Elle a aussi remarqué que peu d’études ont été faites sur le sujet au Québec comparé au reste du Canada, aux États-Unis ou en Europe. « Or, les conditions de travail des professions réglementées sont très liées à la géographie », ajoute Mme Cadieux.

Alors, elle a décidé de poursuivre une étude pour identifier les stresseurs qui étaient susceptibles d’être à l’origine de cette détresse et les leviers de gestion à mettre en place.

Dans cette démarche, le Barreau du Québec agit comme partenaire et a estimé qu’il était prématuré de donner une entrevue à Droit-inc à ce sujet.

Pire à Montréal ?

La première phase a ainsi commencé en 2014. « Nous avons rencontré 22 avocats de différents barreaux et de différents domaines de droit. Rapidement, on nous a dit que pour les avocats montréalais, c’était pire et que leur réalité était très différente. On a donc décidé d’en interroger aussi. Finalement, on s’est rendu compte que les stresseurs n’étaient pas vraiment différents ».

Parmi eux, les heures facturables, les relations sociales au travail avec les clients, les collègues, les supérieurs ou même les juges. Globalement, les avocats « ont l’impression d’être toujours en situation d’urgence ».

L’équipe de chercheurs a également étudié la problématique du rapport hommes / femmes. « La culture d’entreprise en droit est très masculine et hiérarchique alors que la profession se féminise. On peut se demander si la culture s’est adaptée au même rythme que cette féminisation », dit Mme Cadieux.

Selon elle, l’étude qualitative a permis de réaliser que la moitié des avocates disent avoir vécu de la violence psychologique en cours de carrière.
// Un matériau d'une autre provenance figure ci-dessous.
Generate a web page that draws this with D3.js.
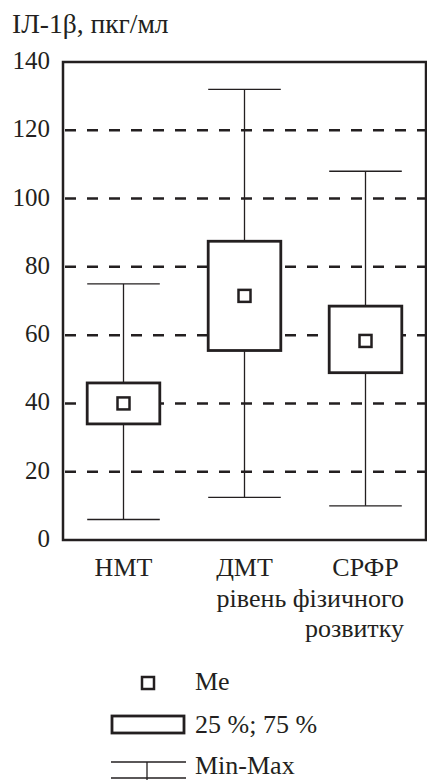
<!DOCTYPE html>
<html>
<head>
<meta charset="utf-8">
<script src="https://cdn.jsdelivr.net/npm/d3@7"></script>
<style>
  body { margin: 0; background: #fff; }
</style>
</head>
<body>
<svg id="chart"></svg>
<script>
var viewWidth = 427;
var viewHeight = 780;

// data
var categories = ["НМТ", "ДМТ", "СРФР"];
var minVals = [6, 12.5, 10];
var q1Vals = [34, 55.5, 49];
var medVals = [40, 71.5, 58.3];
var q3Vals = [46, 87.5, 68.5];
var maxVals = [75, 132, 108];
var yTicks = [0, 20, 40, 60, 80, 100, 120, 140];
var gridTicks = [20, 40, 60, 80, 100, 120];

var ink = "#231f20";
var fontName = "Liberation Serif";
var margin = {top: 62, right: 1, bottom: 240, left: 63};

var svg = d3.select("#chart")
    .attr("width", viewWidth)
    .attr("height", viewHeight);

var x = d3.scaleBand()
  .domain(categories)
  .range([margin.left, viewWidth - margin.right])
  .paddingInner(0.4)
  .paddingOuter(0.2);
var y = d3.scaleLinear()
  .domain([0, 140])
  .range([viewHeight - margin.bottom, margin.top]);

var boxes = categories.map(function(c, i) {
  return {cat: c, min: minVals[i], q1: q1Vals[i], med: medVals[i], q3: q3Vals[i], max: maxVals[i]};
});

function label(sel, size) {
  return sel.attr("font-family", fontName)
    .attr("font-size", size)
    .attr("fill", ink);
}

// title
label(svg.append("text"), 27.5)
    .attr("x", 12)
    .attr("y", 33)
    .text("ІЛ-1β, пкг/мл");

// dashed grid
svg.append("g").selectAll("line")
    .data(gridTicks)
  .enter().append("line")
    .attr("x1", margin.left)
    .attr("x2", viewWidth - margin.right)
    .attr("y1", function(d) { return y(d); })
    .attr("y2", function(d) { return y(d); })
    .attr("stroke", ink)
    .attr("stroke-width", 2.5)
    .attr("stroke-dasharray", "11,11")
    .attr("stroke-dashoffset", -2);

// y axis labels
var yAxis = d3.axisLeft(y).tickValues(yTicks).tickSize(0).tickPadding(13);
var yg = svg.append("g")
    .attr("transform", "translate(" + margin.left + ",0)")
    .call(yAxis);
yg.select(".domain").remove();
label(yg.selectAll("text"), 25).attr("dy", "0.26em");

// x axis labels
var xAxis = d3.axisBottom(x).tickSize(0).tickPadding(18);
var xg = svg.append("g")
    .attr("transform", "translate(0," + y(0) + ")")
    .call(xAxis);
xg.select(".domain").remove();
label(xg.selectAll("text"), 26);

// whiskers
var g = svg.append("g");
var cx = function(d) { return x(d.cat) + x.bandwidth() / 2; };

g.selectAll(".whisker")
    .data(boxes)
  .enter().append("line")
    .attr("class", "whisker")
    .attr("x1", cx).attr("x2", cx)
    .attr("y1", function(d) { return y(d.min); })
    .attr("y2", function(d) { return y(d.max); })
    .attr("stroke", ink)
    .attr("stroke-width", 1.3);

["min", "max"].forEach(function(k) {
  g.selectAll(".cap-" + k)
      .data(boxes)
    .enter().append("line")
      .attr("class", "cap-" + k)
      .attr("x1", function(d) { return x(d.cat); })
      .attr("x2", function(d) { return x(d.cat) + x.bandwidth(); })
      .attr("y1", function(d) { return y(d[k]); })
      .attr("y2", function(d) { return y(d[k]); })
      .attr("stroke", ink)
      .attr("stroke-width", 1.3);
});

// boxes
g.selectAll(".box")
    .data(boxes)
  .enter().append("rect")
    .attr("class", "box")
    .attr("x", function(d) { return x(d.cat); })
    .attr("width", x.bandwidth())
    .attr("y", function(d) { return y(d.q3); })
    .attr("height", function(d) { return y(d.q1) - y(d.q3); })
    .attr("fill", "#fff")
    .attr("stroke", ink)
    .attr("stroke-width", 2.8);

// medians
var ms = 12;
g.selectAll(".med")
    .data(boxes)
  .enter().append("rect")
    .attr("class", "med")
    .attr("x", function(d) { return cx(d) - ms / 2; })
    .attr("y", function(d) { return y(d.med) - ms / 2; })
    .attr("width", ms)
    .attr("height", ms)
    .attr("fill", "#fff")
    .attr("stroke", ink)
    .attr("stroke-width", 2.5);

// frame
svg.append("rect")
    .attr("x", margin.left)
    .attr("y", margin.top)
    .attr("width", viewWidth - margin.right - margin.left)
    .attr("height", y(0) - margin.top)
    .attr("fill", "none")
    .attr("stroke", ink)
    .attr("stroke-width", 2.5);

// axis title
var at = label(svg.append("text"), 26)
    .attr("text-anchor", "end");
at.append("tspan").attr("x", 404).attr("y", 607).text("рівень фізичного");
at.append("tspan").attr("x", 404).attr("y", 637).text("розвитку");

// legend
var lg = svg.append("g");
lg.append("rect")
    .attr("x", 142).attr("y", 677).attr("width", 12).attr("height", 12)
    .attr("fill", "#fff").attr("stroke", ink).attr("stroke-width", 2.5);
label(lg.append("text"), 26).attr("x", 195).attr("y", 690).text("Me");

lg.append("rect")
    .attr("x", 112).attr("y", 716).attr("width", 72).attr("height", 17)
    .attr("fill", "#fff").attr("stroke", ink).attr("stroke-width", 2.8);
label(lg.append("text"), 26).attr("x", 195).attr("y", 733).text("25 %; 75 %");

lg.append("line").attr("x1", 111).attr("x2", 186).attr("y1", 762).attr("y2", 762)
    .attr("stroke", ink).attr("stroke-width", 1.3);
lg.append("line").attr("x1", 111).attr("x2", 186).attr("y1", 778).attr("y2", 778)
    .attr("stroke", ink).attr("stroke-width", 1.3);
lg.append("line").attr("x1", 147).attr("x2", 147).attr("y1", 762).attr("y2", 780)
    .attr("stroke", ink).attr("stroke-width", 1.3);
label(lg.append("text"), 26).attr("x", 195).attr("y", 774).text("Min-Max");
</script>
</body>
</html>
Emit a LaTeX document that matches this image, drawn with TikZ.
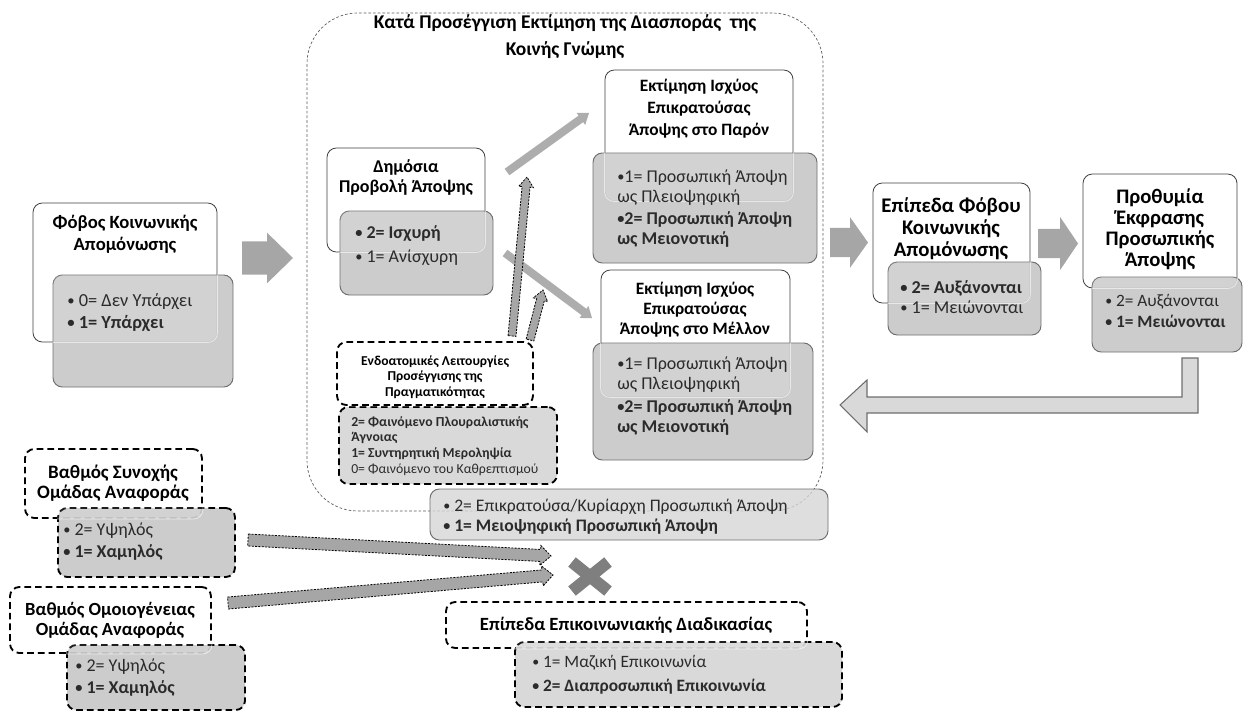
\documentclass[tikz,border=0pt]{standalone}
\usepackage{fontspec}
\setmainfont{Carlito}
\usetikzlibrary{calc,fit}
\definecolor{cardgray}{HTML}{C8C8C8}
\definecolor{lightgrayb}{HTML}{D6D6D6}
\definecolor{arrgray}{HTML}{A6A6A6}
\definecolor{thingray}{HTML}{ADADAD}
\definecolor{xgray}{HTML}{7F7F7F}
\definecolor{edgecol}{HTML}{404040}
\definecolor{gedge}{HTML}{6E6E6E}
\definecolor{txt}{HTML}{2B2B2B}
\definecolor{retfill}{HTML}{D9D9D9}
\definecolor{contcol}{HTML}{5A5A5A}
\newcommand\bul{\raisebox{0.12ex}{\scalebox{0.8}{•}}}
\tikzset{
 wbox/.style={draw=edgecol, fill=white, line width=0.6pt, rounded corners=7pt, inner sep=0pt},
 gbox/.style={draw=gedge, fill=cardgray, fill opacity=0.92, line width=0.7pt, rounded corners=7pt, inner sep=0pt},
 dbox/.style={draw=black, line width=1.4pt, dash pattern=on 5pt off 3pt},
 wover/.style={draw=white, draw opacity=0.6, fill=white, fill opacity=0.12, line width=0.6pt},
 cont/.style={draw=contcol, line width=0.5pt, dash pattern=on 2pt off 1.5pt, rounded corners=38pt, inner sep=0pt},
 ttl/.style={font=\bfseries\fontsize{14}{16.5}\selectfont, align=center, text=black, inner sep=0pt},
 bl/.style={anchor=west, align=left, text=txt, inner sep=0pt, font=\fontsize{13.8}{16}\selectfont},
 bigarr/.style={fill=arrgray, draw=none},
 thinarr/.style={fill=thingray, draw=none},
 dasharr/.style={fill=arrgray, draw=black, line width=0.6pt, dash pattern=on 1.5pt off 1pt},
 retarr/.style={fill=retfill, draw=gedge, line width=0.8pt},
 xmark/.style={draw=xgray, line width=9pt}
}
\newcommand\pairbox[5]{%
 \node[wbox,#4,fit={#2}] (#1W) {};
 \node[gbox,#5,fit={#3}] (#1G) {};
 \begin{scope}
  \clip[rounded corners=7pt] (#1G.south west) rectangle (#1G.north east);
  \path[wover,rounded corners=7pt] (#1W.south west) rectangle (#1W.north east);
 \end{scope}}
\newcommand\barrow[6]{%
 \coordinate (bhd) at ($(#3)!#6!(#2)$);
 \path[#1] ($(#2)!#4!90:(#3)$) -- ($(bhd)!#4!90:(#3)$) -- ($(bhd)!#5!90:(#3)$) -- (#3)
   -- ($(bhd)!#5!-90:(#3)$) -- ($(bhd)!#4!-90:(#3)$) -- ($(#2)!#4!-90:(#3)$) -- cycle;}
\begin{document}
\begin{tikzpicture}[x=0.75pt,y=-0.75pt]
\useasboundingbox (0,0) rectangle (1244,713);
% container
\node[cont, fit={(307,13)(823,511)}] (cont) {};
\node[ttl, font=\bfseries\fontsize{14.6}{20}\selectfont] (contT) at (565,36.5) {Κατά Προσέγγιση Εκτίμηση της Διασποράς\ \ της\\Κοινής Γνώμης};
% Fobos
\pairbox{fob}{(33,203)(217,342)}{(53,275)(233,387)}{}{}
\node[ttl] (fobT) at (125,234) {Φόβος Κοινωνικής\\Απομόνωσης};
\node[bl] (fobB) at (67,312.5) {\bul\ 0= Δεν Υπάρχει\\\textbf{\bul\ 1= Υπάρχει}};
% Dimosia
\pairbox{dem}{(327,148)(485,252)}{(340,211)(493,295)}{}{}
\node[ttl, font=\bfseries\fontsize{13.5}{14.5}\selectfont] (demT) at (406,177.5) {Δημόσια\\Προβολή Άποψης};
\node[bl, font=\fontsize{13.5}{18}\selectfont] (demB) at (355,246) {\textbf{\bul\ 2= Ισχυρή}\\\bul\ 1= Ανίσχυρη};
% Paron
\pairbox{par}{(605,70)(793,201)}{(593,153)(817,263)}{}{}
\node[ttl, font=\bfseries\fontsize{13}{16.5}\selectfont] (parT) at (699,109) {Εκτίμηση Ισχύος\\Επικρατούσας\\Άποψης στο Παρόν};
\node[bl, font=\fontsize{13.5}{15}\selectfont] (parB) at (617,208.5) {\bul1= Προσωπική Άποψη\\ως Πλειοψηφική\\[2pt]\textbf{\bul2= Προσωπική Άποψη}\\\textbf{ως Μειονοτική}};
% Mellon
\pairbox{mel}{(601,270)(790,397)}{(593,343)(813,460)}{}{}
\node[ttl, font=\bfseries\fontsize{13}{15}\selectfont] (melT) at (695,310) {Εκτίμηση Ισχύος\\Επικρατούσας\\Άποψης στο Μέλλον};
\node[bl, font=\fontsize{13.5}{15}\selectfont] (melB) at (617,396) {\bul1= Προσωπική Άποψη\\ως Πλειοψηφική\\[2pt]\textbf{\bul2= Προσωπική Άποψη}\\\textbf{ως Μειονοτική}};
% Epipeda fobou
\pairbox{epi}{(873,183)(1030,303)}{(888,262)(1041,335)}{}{}
\node[ttl, font=\bfseries\fontsize{15.6}{16.5}\selectfont] (epiT) at (951,229) {Επίπεδα Φόβου\\Κοινωνικής\\Απομόνωσης};
\node[bl, font=\fontsize{13.6}{15}\selectfont] (epiB) at (900,297) {\textbf{\bul\ 2= Αυξάνονται}\\\bul\ 1= Μειώνονται};
% Prothymia
\pairbox{pro}{(1083,174)(1237,288)}{(1092,277)(1242,352)}{}{}
\node[ttl, font=\bfseries\fontsize{15.5}{15.75}\selectfont] (proT) at (1160,229) {Προθυμία\\Έκφρασης\\Προσωπικής\\Άποψης};
\node[bl, font=\fontsize{13}{16}\selectfont] (proB) at (1105,311) {\bul\ 2= Αυξάνονται\\\textbf{\bul\ 1= Μειώνονται}};
% Endoatomikes
\pairbox{end}{(337,342)(533,405)}{(339,407)(557,484)}{dbox}{dbox, fill=lightgrayb}
\node[ttl, font=\bfseries\fontsize{10.2}{11.6}\selectfont] (endT) at (435,377) {Ενδοατομικές Λειτουργίες\\Προσέγγισης της\\Πραγματικότητας};
\node[bl, font=\fontsize{10.3}{11.8}\selectfont] (endB) at (351,446) {\textbf{2= Φαινόμενο Πλουραλιστικής}\\\textbf{Άγνοιας}\\\textbf{1= Συντηρητική Μεροληψία}\\0= Φαινόμενο του Καθρεπτισμού};
% Dominant opinion
\node[gbox, fill=lightgrayb, fill opacity=0.8, fit={(430,489)(828,540)}] (dom) {};
\node[bl, font=\fontsize{13.2}{15}\selectfont] (domB) at (443,517) {\bul\ 2= Επικρατούσα/Κυρίαρχη Προσωπική Άποψη\\\textbf{\bul\ 1= Μειοψηφική Προσωπική Άποψη}};
% Synoxi
\pairbox{syn}{(25,449)(202,518)}{(58,508)(235,577)}{dbox}{dbox}
\node[ttl, font=\bfseries\fontsize{14.2}{15}\selectfont] (synT) at (113,483) {Βαθμός Συνοχής\\Ομάδας Αναφοράς};
\node[bl, font=\fontsize{13.5}{17}\selectfont] (synB) at (63,541.5) {\bul\ 2= Υψηλός\\\textbf{\bul\ 1= Χαμηλός}};
% Omoiogeneia
\pairbox{omo}{(10,587)(211,653)}{(67,645)(245,710)}{dbox}{dbox}
\node[ttl, font=\bfseries\fontsize{13.9}{15}\selectfont] (omoT) at (110,620) {Βαθμός Ομοιογένειας\\Ομάδας Αναφοράς};
\node[bl, font=\fontsize{13.5}{16}\selectfont] (omoB) at (75,677.5) {\bul\ 2= Υψηλός\\\textbf{\bul\ 1= Χαμηλός}};
% Epikoinonia
\pairbox{com}{(446,602)(807,648)}{(515,642)(842,707)}{dbox}{dbox, fill=lightgrayb}
\node[ttl, font=\bfseries\fontsize{14}{16}\selectfont] (comT) at (626,625) {Επίπεδα Επικοινωνιακής Διαδικασίας};
\node[bl, font=\fontsize{13}{18}\selectfont] (comB) at (532,674.5) {\bul\ 1= Μαζική Επικοινωνία\\\textbf{\bul\ 2= Διαπροσωπική Επικοινωνία}};
% big arrows
\coordinate (a1s) at (242,258); \coordinate (a1e) at (293,258);
\barrow{bigarr}{a1s}{a1e}{12.4pt}{19pt}{19.5pt}
\coordinate (a2s) at (830,242.5); \coordinate (a2e) at (868,242.5);
\barrow{bigarr}{a2s}{a2e}{11pt}{19pt}{13.5pt}
\coordinate (a3s) at (1038,243.5); \coordinate (a3e) at (1078,243.5);
\barrow{bigarr}{a3s}{a3e}{11pt}{20pt}{13.5pt}
% return arrow
\coordinate (r0) at (1182,358); \coordinate (rtip) at (840,405);
\path[retarr] (r0) -- (1198,358) -- (1198,413) -- (867,413) -- (867,432) -- (rtip) -- (867,380) -- (867,397) -- (1182,397) -- cycle;
% thin arrows from Dimosia
\coordinate (t1s) at (507,172); \coordinate (t1e) at (589,113);
\barrow{thinarr}{t1s}{t1e}{3pt}{5.6pt}{7.5pt}
\coordinate (t2s) at (505,253); \coordinate (t2e) at (592,318);
\barrow{thinarr}{t2s}{t2e}{3pt}{5.6pt}{7.5pt}
% dashed arrows up
\coordinate (u1s) at (512,336); \coordinate (u1e) at (527,177);
\barrow{dasharr}{u1s}{u1e}{3pt}{5.5pt}{7.5pt}
\coordinate (u2s) at (530,340); \coordinate (u2e) at (543,290);
\barrow{dasharr}{u2s}{u2e}{3pt}{5.5pt}{7.5pt}
% bottom-left dashed arrows
\coordinate (b1s) at (248,540); \coordinate (b1e) at (551,556);
\barrow{dasharr}{b1s}{b1e}{4.5pt}{7.5pt}{8pt}
\coordinate (b2s) at (228,603); \coordinate (b2e) at (553,575);
\barrow{dasharr}{b2s}{b2e}{4.5pt}{7.5pt}{8pt}
% X mark
\draw[xmark] (572,562) -- (608,591);
\draw[xmark] (608,562) -- (572,591);
\end{tikzpicture}
\end{document}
Mme Cadieux évoque aussi un autre problème : « lorsque certains avocats rencontrent des clients, ces derniers se sont déjà renseignés sur internet, sur des sites francophones, mais souvent de France, ou les lois ne sont pas les mêmes. Les avocats québécois doivent donc rétablir leur crédibilité ».

Étude quantitative en route

Maintenant que la première phase est terminée, la deuxième commence. Elle sera quantitative cette fois. Tous les avocats du Barreau seront donc sollicités pour y participer. « Plus le taux de participation sera élevé, plus on sera en mesure de faire un portrait juste de la situation », précise la professeure qui ajoute que le questionnaire est déjà prêt.

À terme, en plus d’évaluer la situation, l’étude devrait pouvoir mettre le doigt sur les compétences qui protège contre la détresse psychologique.

Ses résultats finaux seront rendus en 2019.